Как ни странно, прошло с той поры около семидесяти лет, а я отлично помню до мельчайших подробностей многие эпизоды школьной жизни, даже помню лицо моей учительницы Наталии Ивановны. Помню всю школу, ее обстановку и класс, в котором я занимался. Спустя почти сорок пять лет, будучи в своем селе, я посетил родную школу, беседовал с учителями, учениками, побывал в своем классе, посидел за партой, где проучился четыре года.
Теперь мне все показалось таким маленьким и немного обветшалым, но было очень приятно вспомнить детство и школьные годы. От себя лично я подарил школе портрет Т. Г. Шевченко, инкрустированный по дереву, и это было тем более кстати, так как школа теперь носила его имя. Коллектив учителей тепло поблагодарил за подарок и посещение.
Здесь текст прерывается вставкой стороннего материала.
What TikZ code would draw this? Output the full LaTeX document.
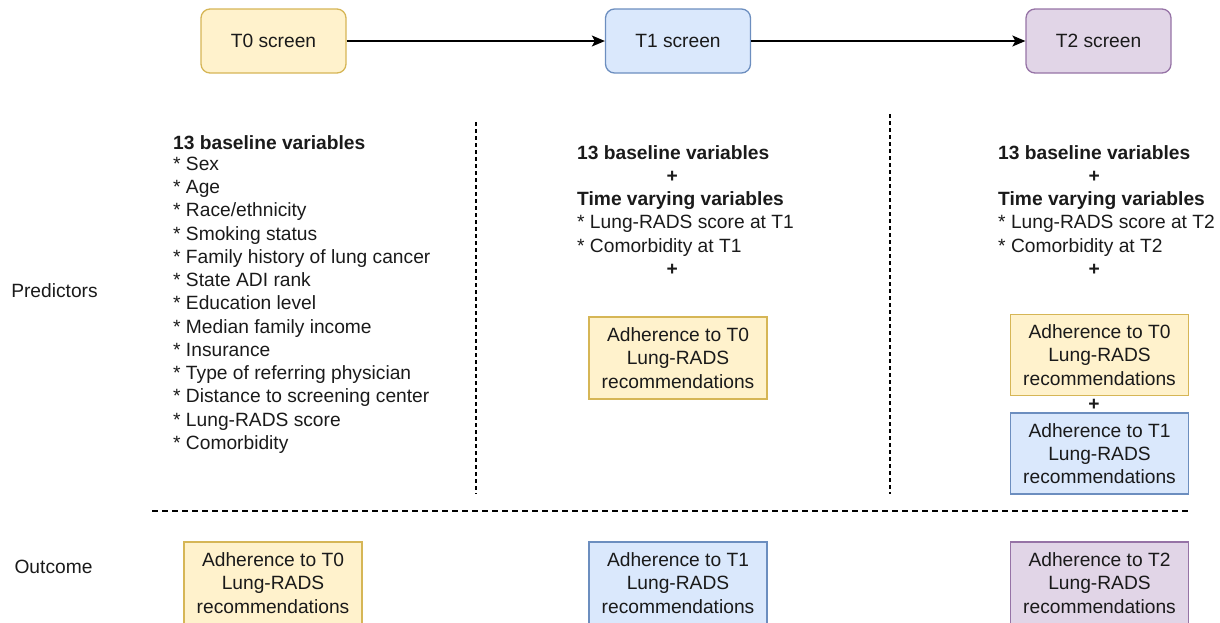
\documentclass[tikz,border=0pt]{standalone}
\usepackage{fontspec}
\setmainfont{Liberation Sans}
\usetikzlibrary{arrows.meta}

\definecolor{yfill}{HTML}{FFF2CC}
\definecolor{ydraw}{HTML}{D6B656}
\definecolor{bfill}{HTML}{DAE8FC}
\definecolor{bdraw}{HTML}{6C8EBF}
\definecolor{pfill}{HTML}{E1D5E7}
\definecolor{pdraw}{HTML}{9673A6}
\definecolor{ink}{HTML}{1A1A1A}

\tikzset{
  txt/.style={font=\fontsize{19.2}{23.25}\selectfont, inner sep=0pt, text=ink},
  screenbox/.style={txt, draw, line width=1.3pt, rounded corners=9pt,
    minimum width=145pt, minimum height=64pt, align=center},
  adhbox/.style={txt, draw, line width=1.3pt,
    minimum width=178pt, minimum height=82pt, align=center},
  yel/.style={fill=yfill, draw=ydraw},
  blu/.style={fill=bfill, draw=bdraw},
  pur/.style={fill=pfill, draw=pdraw},
  flow/.style={line width=1.4pt, -{Stealth[length=13pt, width=11pt, inset=3pt]}},
  vsep/.style={line width=1.2pt, dash pattern=on 4pt off 3pt},
  hsep/.style={line width=1.2pt, dash pattern=on 6pt off 4pt},
}

\begin{document}
\begin{tikzpicture}[x=1pt, y=-1pt]
\useasboundingbox (0,0) rectangle (1220,622);

% screening rounds
\node[screenbox, yel] (t0) at (273.5,41) {T0 screen};
\node[screenbox, blu] (t1) at (678,41) {T1 screen};
\node[screenbox, pur] (t2) at (1098.5,41) {T2 screen};
\draw[flow] (t0) -- (t1);
\draw[flow] (t1) -- (t2);

% row labels
\node[txt] (pred) at (54.5,291) {Predictors};
\node[txt] (outc) at (53.5,567) {Outcome};

% separators
\draw[vsep] (476,122) -- (476,494);
\draw[vsep] (890,114) -- (890,494);
\draw[hsep] (152,511) -- (1188,511);

% predictors at T0
\node[txt, anchor=north west, align=left] (p0) at (173,135.25) {%
\textbf{13 baseline variables}\\[-2.25pt]
* Sex\\
* Age\\
* Race/ethnicity\\
* Smoking status\\
* Family history of lung cancer\\
* State ADI rank\\
* Education level\\
* Median family income\\
* Insurance\\
* Type of referring physician\\
* Distance to screening center\\
* Lung-RADS score\\
* Comorbidity};

% predictors at T1
\node[txt, anchor=north west, align=left] (p1) at (577,145) {%
\textbf{13 baseline variables}\\
\makebox[190pt]{\textbf{+}}\\
\textbf{Time varying variables}\\
* Lung-RADS score at T1\\
* Comorbidity at T1\\
\makebox[190pt]{\textbf{+}}};
\node[adhbox, yel] (p1a) at (678,358) {Adherence to T0\\Lung-RADS\\recommendations};

% predictors at T2
\node[txt, anchor=north west, align=left] (p2) at (998,145) {%
\textbf{13 baseline variables}\\
\makebox[192pt]{\textbf{+}}\\
\textbf{Time varying variables}\\
* Lung-RADS score at T2\\
* Comorbidity at T2\\
\makebox[192pt]{\textbf{+}}};
\node[adhbox, yel, minimum height=81pt] (p2a) at (1099.5,355) {Adherence to T0\\Lung-RADS\\recommendations};
\node[txt] (p2plus) at (1094,405) {\textbf{+}};
\node[adhbox, blu, minimum height=81pt] (p2b) at (1099.5,453.5) {Adherence to T1\\Lung-RADS\\recommendations};

% outcomes
\node[adhbox, yel] (o0) at (273,583) {Adherence to T0\\Lung-RADS\\recommendations};
\node[adhbox, blu] (o1) at (678,583) {Adherence to T1\\Lung-RADS\\recommendations};
\node[adhbox, pur] (o2) at (1099.5,583) {Adherence to T2\\Lung-RADS\\recommendations};
\end{tikzpicture}
\end{document}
Не утерпел, попил я воды из того школьного колодца, из которого пил воду, еще будучи школьником.
Школу я уже кончал без попа — во всяком случае, его не было на экзаменах, без портретов царя и его царственной семьи. Экзамены выпускные я сдал на «отлично» и получил похвальный лист. Итак, я стал грамотным, чем особенно гордилась моя мать.
В селе появились пленные «австрийцы» — так называли здесь всех пленных, хотя среди них были и немцы, и мадьяры, и другие союзники Германии. Пленных давали крестьянам в помощь для сельскохозяйственных работ, и это в первую очередь солдаткам и вдовам. Немало «австрийцев» осталось жить в нашем селе, создав свои семьи. Детей, прижитых ими с нашими женщинами, называли «австрияками», но это было незлобливо. Наши пленные в Германии имели право на переписку, и я помню, что не один десяток писем под диктовку старших мне пришлось писать нашим односельчанам, находившимся в плену у «германцев».
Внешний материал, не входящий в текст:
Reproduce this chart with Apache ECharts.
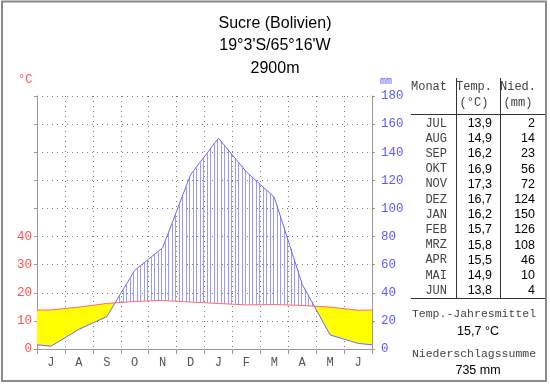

А жизнь становилась все труднее и тревожнее. Царя нет, попа тоже нет, а если поп и оставался, то он был уже без определенного «авторитета и влияния». А тут начался разбой, появлялись банды, а известно, что трудовой человек не может жить без порядка, определенности, закона. Оставшиеся мужики в деревне и вернувшиеся инвалиды с войны часто собирались и вели разговор о жизни и власти, каковы они будут. Но никто определенного и вразумительного пока что не мог сказать и хотя бы предопределить. Казалось, что произошли какие-то огромные перемены, говорили о перемирии с «германцем», говорили о какой-то революции, но внешних перемен пока что не было заметно.
То было время Февральской революции, Временного правительства, двоевластия[4]. Трудно было не только крестьянину, но и рабочему разобраться во всей этой «политической кутерьме». Февральская революция совершилась, но война еще продолжалась. Гибли солдаты, оставались вдовы, сироты, старики без присмотра, семьи без кормильцев. Шло пополнение инвалидов без рук, без ног, глухих и слепых, отравленных ипритом. Все это горькое, трагическое было рядом, и его никто не хотел из трудового народа.